Example no. 1: TensorFlow

Build image

Within interactive job

qsub -I -l select=1:ncpus=2:mem=4gb:scratch_local=10gb -l walltime=1:00:00

run the script of similar form:

#/bin/bash
export NGCDIR="/storage/brno2/home/melounova/ngc_sandbox" # directory where the image will go
export SINGULARITY_DOCKER_USERNAME='$oauthtoken'
export SINGULARITY_DOCKER_PASSWORD=Yj..........Az # API Key you get after logging in at https://ngc.nvidia.com/
export SINGULARITY_CACHEDIR="/storage/brno2/home/melounova/.singularity" # the cache dir must exist
mkdir $SCRATCHDIR/tmp
export SINGULARITY_TMPDIR=$SCRATCHDIR/tmp
export SINGULARITY_LOCALCACHEDIR="$SCRATCHDIR"

singularity -v build $NGCDIR/TensorFlow.simg docker://nvcr.io/nvidia/tensorflow:20.03-tf2-py3 # build the image TensorFlow.simg

Run image

Run interactive job with GPU

qsub -I -q gpu -l select=1:ngpus=1:scratch_local=10g

and again set the temporary dirs

export SINGULARITY_CACHEDIR=/storage/brno2/home/melounova/.singularity"
mkdir $SCRATCHDIR/tmp
export SINGULARITY_TMPDIR=$SCRATCHDIR/tmp
export SINGULARITY_LOCALCACHEDIR=$SCRATCHDIR"

Then running the image

singularity run --nv -H /storage/XXX/home/USERNAME/ ./ngc_sandbox/TensorFlow.simg # change to your paths

will get you shell in container. We recommend to setup Jupyter password in this shell by jupyter notebook password command.

To run Jupyter Lab in container type

singularity exec --nv -H /storage/XXX/home/USERNAME/ ./ngc_sandbox/TensorFlow.simg jupyter-lab

After issuing this command, Jupyter Lab will be launched on the node and will be available on http://NODE_NAME.metacentrum.cz:8888. To enter use the Jupyter password you set in the previous step.

Through the Jupyter lab/notebook web interface you can run the calculation.

Example no. 2: Kaldi

Build the Kaldi container in the same way as in the previous example, substituting only

singularity -v build $NGCDIR/Kaldi.simg docker://nvcr.io/nvidia/kaldi:20.03-py3

This container does not contain Jupyter, however there is benchmark GPU computation example librispeech in /workspace/nvidia-examples/librispeech directory. It is not possible to change the files inside the container and therefore the testing directory must be copied out.

Run interactive GPU job as in previous example (don't forget to set the cache and tmp directories!).

Shell the image and copy out the benchmark directory.
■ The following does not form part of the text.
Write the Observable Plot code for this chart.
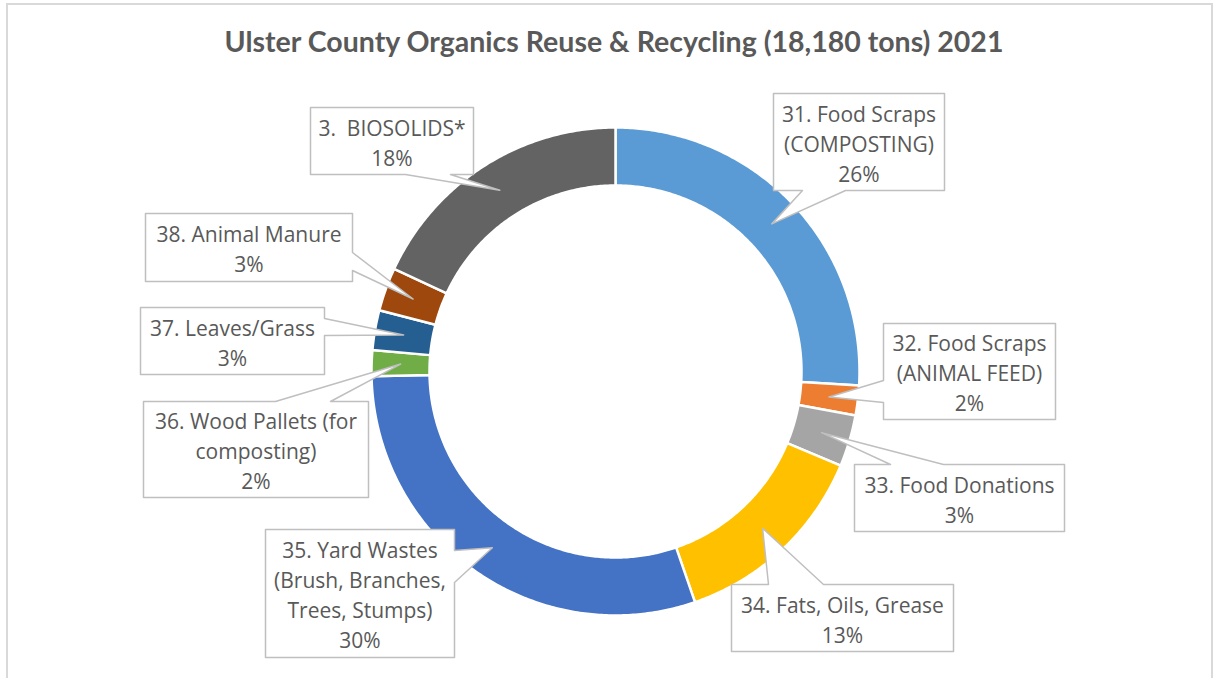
<!DOCTYPE html>
<html><head><meta charset="utf-8">
<script src="https://cdn.jsdelivr.net/npm/d3@7"></script>
<script src="https://cdn.jsdelivr.net/npm/@observablehq/plot@0.6"></script>
<style>
body{margin:0;background:#fff;}
#wrap{position:relative;width:1218px;height:678px;overflow:hidden;background:#fff;}
#frame{position:absolute;left:6px;top:3px;width:1207px;height:700px;border:2px solid #d9d9d9;box-sizing:border-box;}
#title{position:absolute;left:0;top:24px;width:1228px;text-align:center;font-family:Lato,sans-serif;font-weight:bold;font-size:28.5px;color:#595959;white-space:nowrap;}
#chart{position:absolute;left:0;top:0;}
</style></head>
<body>
<div id="wrap"><div id="frame"></div><div id="title">Ulster County Organics Reuse &amp; Recycling (18,180 tons) 2021</div><div id="chart"></div></div>
<script>
// ---- data ----
const categories = [
  "31. Food Scraps\n(COMPOSTING)",
  "32. Food Scraps\n(ANIMAL FEED)",
  "33. Food Donations",
  "34. Fats, Oils, Grease",
  "35. Yard Wastes\n(Brush, Branches,\nTrees, Stumps)",
  "36. Wood Pallets (for\ncomposting)",
  "37. Leaves/Grass",
  "38. Animal Manure",
  "3.  BIOSOLIDS*"
];
const tons = [4710, 360, 620, 2440, 5450, 310, 480, 520, 3290];
const colors = ["#5B9BD5", "#ED7D31", "#A5A5A5", "#FFC000", "#4472C4", "#70AD47", "#255E91", "#9E480E", "#636363"];

// ---- layout (screen px) ----
const CX = 615, CY = 371, R = 244, R0 = 186;
const boxes = [
  {l: 773, t: 93,  r: 944,  b: 190, side: "bottom", p0: 802, p1: 845},
  {l: 883, t: 323, r: 1055, b: 419, side: "left",   p0: 380, p1: 402},
  {l: 854, t: 464, r: 1064, b: 531, side: "top",    p0: 890, p1: 943},
  {l: 731, t: 584, r: 953,  b: 651, side: "top",    p0: 768, p1: 823},
  {l: 265, t: 529, r: 454,  b: 657, side: "right",  p0: 550, p1: 582},
  {l: 143, t: 401, r: 368,  b: 497, side: "top",    p0: 275, p1: 330},
  {l: 140, t: 307, r: 324,  b: 374, side: "right",  p0: 318, p1: 335},
  {l: 145, t: 213, r: 352,  b: 281, side: "right",  p0: 252, p1: 270},
  {l: 310, t: 107, r: 473,  b: 174, side: "bottom", p0: 405, p1: 450}
];

const total = d3.sum(tons);
let cum = 0;
const slices = categories.map((c, i) => {
  const a0 = cum / total * 2 * Math.PI;
  cum += tons[i];
  const a1 = cum / total * 2 * Math.PI;
  return {c, a0, a1, color: colors[i], pct: Math.round(tons[i] / total * 100)};
});

const sliceMarks = slices.map(s => {
  const pts = [];
  const n = Math.max(6, Math.ceil((s.a1 - s.a0) / 0.01));
  for (let k = 0; k <= n; k++) { const a = s.a0 + (s.a1 - s.a0) * k / n; pts.push({x: R * Math.sin(a), y: R * Math.cos(a)}); }
  for (let k = n; k >= 0; k--) { const a = s.a0 + (s.a1 - s.a0) * k / n; pts.push({x: R0 * Math.sin(a), y: R0 * Math.cos(a)}); }
  return Plot.line(pts, {x: "x", y: "y", fill: s.color, stroke: "white", strokeWidth: 2.5, curve: "linear-closed"});
});

const calloutMarks = [];
const labelData = [];
slices.forEach((s, i) => {
  const b = boxes[i];
  const am = (s.a0 + s.a1) / 2, rm = (R + R0) / 2;
  const tip = [rm * Math.sin(am), rm * Math.cos(am)];
  const D = (px, py) => [px - CX, CY - py];
  const pts = [];
  pts.push(D(b.l, b.t));
  if (b.side === "top") pts.push(D(b.p0, b.t), tip, D(b.p1, b.t));
  pts.push(D(b.r, b.t));
  if (b.side === "right") pts.push(D(b.r, b.p0), tip, D(b.r, b.p1));
  pts.push(D(b.r, b.b));
  if (b.side === "bottom") pts.push(D(b.p1, b.b), tip, D(b.p0, b.b));
  pts.push(D(b.l, b.b));
  if (b.side === "left") pts.push(D(b.l, b.p1), tip, D(b.l, b.p0));
  calloutMarks.push(Plot.line(pts, {x: d => d[0], y: d => d[1], fill: "white", stroke: "#bfbfbf", strokeWidth: 1.5, curve: "linear-closed"}));
  const c = D((b.l + b.r) / 2, (b.t + b.b) / 2);
  labelData.push({x: c[0], y: c[1], text: s.c + "\n" + s.pct + "%"});
});

const chart = Plot.plot({
  width: 1218, height: 678, margin: 0,
  x: {domain: [-CX, 1218 - CX], axis: null},
  y: {domain: [CY - 678, CY], axis: null},
  style: {background: "transparent", fontFamily: "'Open Sans', sans-serif"},
  marks: [
    ...sliceMarks,
    ...calloutMarks,
    Plot.text(labelData, {x: "x", y: "y", text: "text", fontSize: 21, lineHeight: 1.43, fill: "#595959"})
  ]
});
document.getElementById("chart").appendChild(chart);
</script>
</body></html>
singularity shell --nv -H /storage/brno2/home/melounova /storage/brno2/home/melounova/ngc_sandbox/Kaldi.simg # change to your paths!
cp -r /workspace/ ./
cd workspace/nvidia-examples/librispeech/

In default_parameters.inc it is neccessary to set the number of GPUs and path to workspace directory:

vi default_parameters.inc
...
WORKSPACE=${WORKSPACE:-"/storage/praha1/home/melounova/workspace/"} # change to your paths!
GPU=${GPU:-1}

Download and prepare the testing data:

./prepare_data.sh

Run benchmark calculation:

./run_benchmark.sh

How to run NGC container in MetaCentrum with Podman

There is a possibility to run Docker images, currently limited only to CERIT-SC machines ( frontend zuphux.cerit-sc.cz, PBS server cerit-pbs.cerit-sc.cz). To avoid the issue with root privileges we use Podman wrapper to run Docker images. On the other hand the Podman approach is less complicated.

Example no. 1: TensorFlow

Prepare a script called e.g. run.sh:

#!/usr/bin/podmanwrapper docker://nvcr.io/nvidia/tensorflow:20.03-tf2-py3
#PODMAN_OPT -p 8888:8888/tcp
jupyter-lab

Run interactive job in cerit gpu queue:

qsub -q @cerit-pbs.cerit-sc.cz -l select=mem=4gb:scratch_local=1gb:os=debian10 -l walltime=02:00:00

and run the script run.sh, e.g.

melounova@black1:~$ /storage/brno2/home/melounova/ngc_sandbox/podman_tensorflow/run.sh

After the image launches, you will be prompted to open Jupyter in your browser:

   To access the notebook, open this file in a browser:
       file:///root/.local/share/jupyter/runtime/nbserver-68-open.html
   Or copy and paste one of these URLs:
       http://hostname:8888/?token=1d198ea6385ca538d97a4141d3ee0be8912973ecb3bd8c68

NOTE Don't forget to substitute "hostname" for the real hostname of the computational node! (black1.cerit-sc.cz in this example.)


License

Terms Of Use

  • Free for academic use, non-commercial use only
  • Must be cited as “This software contains source code provided by NVIDIA Corporation.”